▶ _DATA ENTRIES_:
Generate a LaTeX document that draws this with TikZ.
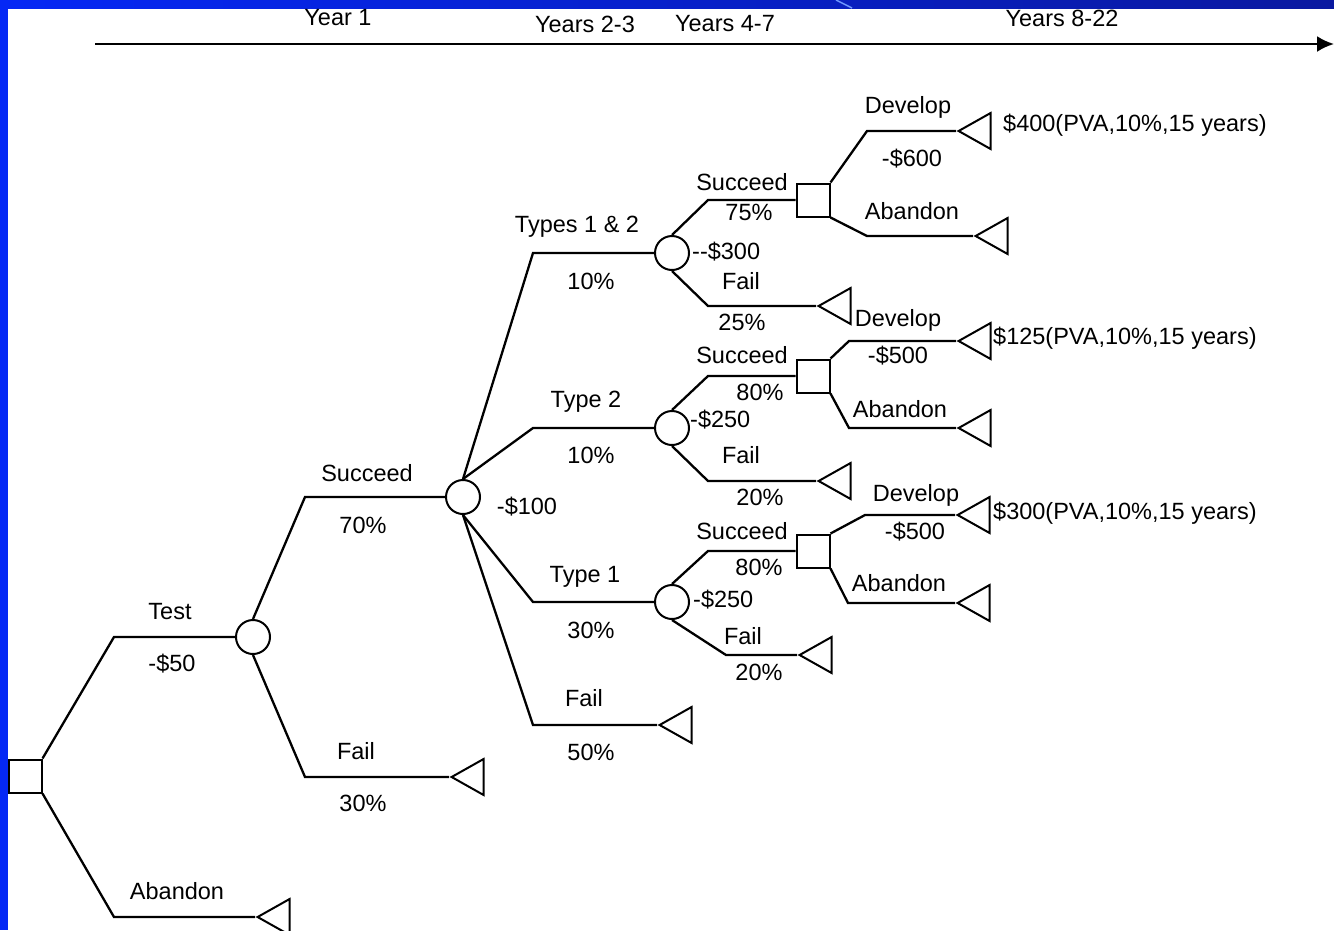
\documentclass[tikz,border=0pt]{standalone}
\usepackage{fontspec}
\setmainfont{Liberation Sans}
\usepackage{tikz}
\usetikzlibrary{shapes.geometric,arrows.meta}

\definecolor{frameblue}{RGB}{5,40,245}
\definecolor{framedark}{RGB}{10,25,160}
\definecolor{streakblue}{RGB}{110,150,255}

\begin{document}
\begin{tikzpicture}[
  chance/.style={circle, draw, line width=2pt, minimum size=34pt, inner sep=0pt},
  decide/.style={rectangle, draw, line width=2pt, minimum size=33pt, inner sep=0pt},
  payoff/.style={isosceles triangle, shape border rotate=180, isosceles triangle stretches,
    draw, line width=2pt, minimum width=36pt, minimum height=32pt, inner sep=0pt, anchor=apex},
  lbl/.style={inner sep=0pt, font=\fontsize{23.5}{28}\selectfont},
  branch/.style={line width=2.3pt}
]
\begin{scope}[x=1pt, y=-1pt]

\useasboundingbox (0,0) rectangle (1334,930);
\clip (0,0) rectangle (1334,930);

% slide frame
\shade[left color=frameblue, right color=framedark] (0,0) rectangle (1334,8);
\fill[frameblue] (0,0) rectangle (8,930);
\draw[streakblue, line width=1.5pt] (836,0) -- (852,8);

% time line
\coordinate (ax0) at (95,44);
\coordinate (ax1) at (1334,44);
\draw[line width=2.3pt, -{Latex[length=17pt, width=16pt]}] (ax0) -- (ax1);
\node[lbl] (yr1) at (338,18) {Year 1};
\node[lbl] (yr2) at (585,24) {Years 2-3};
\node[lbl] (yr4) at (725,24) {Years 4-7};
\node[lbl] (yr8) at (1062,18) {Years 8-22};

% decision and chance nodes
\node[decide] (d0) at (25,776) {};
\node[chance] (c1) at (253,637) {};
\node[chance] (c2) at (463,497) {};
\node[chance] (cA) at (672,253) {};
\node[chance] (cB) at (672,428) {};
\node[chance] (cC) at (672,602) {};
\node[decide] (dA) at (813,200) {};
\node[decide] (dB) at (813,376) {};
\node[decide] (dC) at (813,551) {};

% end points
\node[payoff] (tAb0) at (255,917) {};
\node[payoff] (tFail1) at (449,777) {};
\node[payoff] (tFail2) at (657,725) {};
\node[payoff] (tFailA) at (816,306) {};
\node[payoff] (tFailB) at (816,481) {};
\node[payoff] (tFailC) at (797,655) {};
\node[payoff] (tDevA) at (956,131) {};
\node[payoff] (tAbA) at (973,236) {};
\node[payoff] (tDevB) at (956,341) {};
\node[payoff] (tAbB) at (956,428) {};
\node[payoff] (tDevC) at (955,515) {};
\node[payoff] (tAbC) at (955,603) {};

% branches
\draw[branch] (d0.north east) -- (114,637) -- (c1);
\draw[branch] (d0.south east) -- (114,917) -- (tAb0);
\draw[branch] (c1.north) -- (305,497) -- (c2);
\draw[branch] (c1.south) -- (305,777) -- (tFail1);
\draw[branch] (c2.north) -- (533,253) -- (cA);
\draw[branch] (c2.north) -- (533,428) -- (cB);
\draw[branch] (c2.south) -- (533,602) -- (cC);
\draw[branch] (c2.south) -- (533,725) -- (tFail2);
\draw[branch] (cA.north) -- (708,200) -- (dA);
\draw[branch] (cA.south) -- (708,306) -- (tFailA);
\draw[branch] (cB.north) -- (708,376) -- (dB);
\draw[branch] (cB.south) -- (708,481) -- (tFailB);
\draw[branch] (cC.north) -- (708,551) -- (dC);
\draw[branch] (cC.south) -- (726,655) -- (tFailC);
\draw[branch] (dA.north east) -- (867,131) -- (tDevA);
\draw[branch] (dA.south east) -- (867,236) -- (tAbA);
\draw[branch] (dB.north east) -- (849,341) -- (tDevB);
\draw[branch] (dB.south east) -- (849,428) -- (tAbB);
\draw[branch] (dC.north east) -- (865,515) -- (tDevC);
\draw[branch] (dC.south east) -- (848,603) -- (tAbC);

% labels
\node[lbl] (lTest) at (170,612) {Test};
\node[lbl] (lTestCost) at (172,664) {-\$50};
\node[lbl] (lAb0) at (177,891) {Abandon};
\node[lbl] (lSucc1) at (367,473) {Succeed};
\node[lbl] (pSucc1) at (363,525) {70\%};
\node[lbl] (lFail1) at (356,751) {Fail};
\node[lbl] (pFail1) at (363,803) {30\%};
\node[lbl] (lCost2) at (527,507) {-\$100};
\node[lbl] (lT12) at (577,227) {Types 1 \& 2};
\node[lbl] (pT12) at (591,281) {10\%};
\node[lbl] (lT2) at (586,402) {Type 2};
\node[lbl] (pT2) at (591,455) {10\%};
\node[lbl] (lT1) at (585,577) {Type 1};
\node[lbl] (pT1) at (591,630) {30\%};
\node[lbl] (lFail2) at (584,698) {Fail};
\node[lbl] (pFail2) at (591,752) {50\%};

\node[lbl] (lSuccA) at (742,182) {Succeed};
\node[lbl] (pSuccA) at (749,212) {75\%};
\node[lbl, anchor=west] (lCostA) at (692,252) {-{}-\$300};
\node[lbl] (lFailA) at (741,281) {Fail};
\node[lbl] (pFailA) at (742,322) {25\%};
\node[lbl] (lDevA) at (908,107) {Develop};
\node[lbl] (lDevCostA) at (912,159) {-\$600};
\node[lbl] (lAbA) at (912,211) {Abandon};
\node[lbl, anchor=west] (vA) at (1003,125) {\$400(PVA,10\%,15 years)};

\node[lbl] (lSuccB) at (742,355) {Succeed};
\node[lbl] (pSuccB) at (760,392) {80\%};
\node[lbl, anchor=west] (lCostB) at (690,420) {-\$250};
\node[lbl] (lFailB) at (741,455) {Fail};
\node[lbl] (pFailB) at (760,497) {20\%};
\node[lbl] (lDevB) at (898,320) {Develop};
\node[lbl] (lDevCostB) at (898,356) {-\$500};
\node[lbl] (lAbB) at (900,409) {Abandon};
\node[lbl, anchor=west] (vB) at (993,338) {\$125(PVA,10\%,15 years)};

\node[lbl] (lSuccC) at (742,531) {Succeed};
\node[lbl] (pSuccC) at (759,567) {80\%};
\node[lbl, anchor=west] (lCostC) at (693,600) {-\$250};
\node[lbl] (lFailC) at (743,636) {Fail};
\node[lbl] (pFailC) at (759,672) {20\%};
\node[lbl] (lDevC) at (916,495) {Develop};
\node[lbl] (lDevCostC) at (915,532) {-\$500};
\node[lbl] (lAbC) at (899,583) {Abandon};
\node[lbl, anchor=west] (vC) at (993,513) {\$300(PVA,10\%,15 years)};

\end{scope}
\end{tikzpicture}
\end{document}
---
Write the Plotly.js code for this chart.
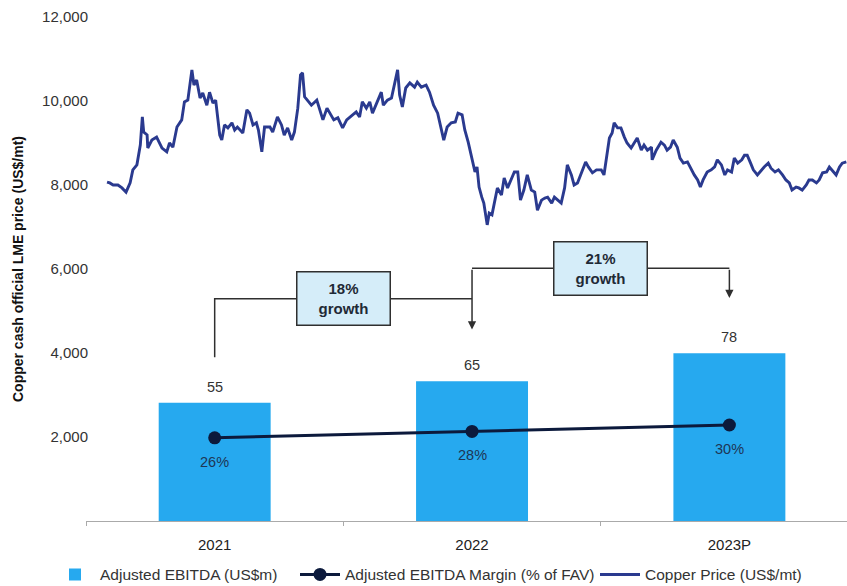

▶ _GOAL_:
Make an exact copy of the lines from the one holding "Generate a LaTeX" through the one holding "(836,0) -- (852,8);", end lines included, without the pictures.

▶ _EXPECTED OUTPUT_:
Generate a LaTeX document that draws this with TikZ.
\documentclass[tikz,border=0pt]{standalone}
\usepackage{fontspec}
\setmainfont{Liberation Sans}
\usepackage{tikz}
\usetikzlibrary{shapes.geometric,arrows.meta}

\definecolor{frameblue}{RGB}{5,40,245}
\definecolor{framedark}{RGB}{10,25,160}
\definecolor{streakblue}{RGB}{110,150,255}

\begin{document}
\begin{tikzpicture}[
  chance/.style={circle, draw, line width=2pt, minimum size=34pt, inner sep=0pt},
  decide/.style={rectangle, draw, line width=2pt, minimum size=33pt, inner sep=0pt},
  payoff/.style={isosceles triangle, shape border rotate=180, isosceles triangle stretches,
    draw, line width=2pt, minimum width=36pt, minimum height=32pt, inner sep=0pt, anchor=apex},
  lbl/.style={inner sep=0pt, font=\fontsize{23.5}{28}\selectfont},
  branch/.style={line width=2.3pt}
]
\begin{scope}[x=1pt, y=-1pt]

\useasboundingbox (0,0) rectangle (1334,930);
\clip (0,0) rectangle (1334,930);

% slide frame
\shade[left color=frameblue, right color=framedark] (0,0) rectangle (1334,8);
\fill[frameblue] (0,0) rectangle (8,930);
\draw[streakblue, line width=1.5pt] (836,0) -- (852,8);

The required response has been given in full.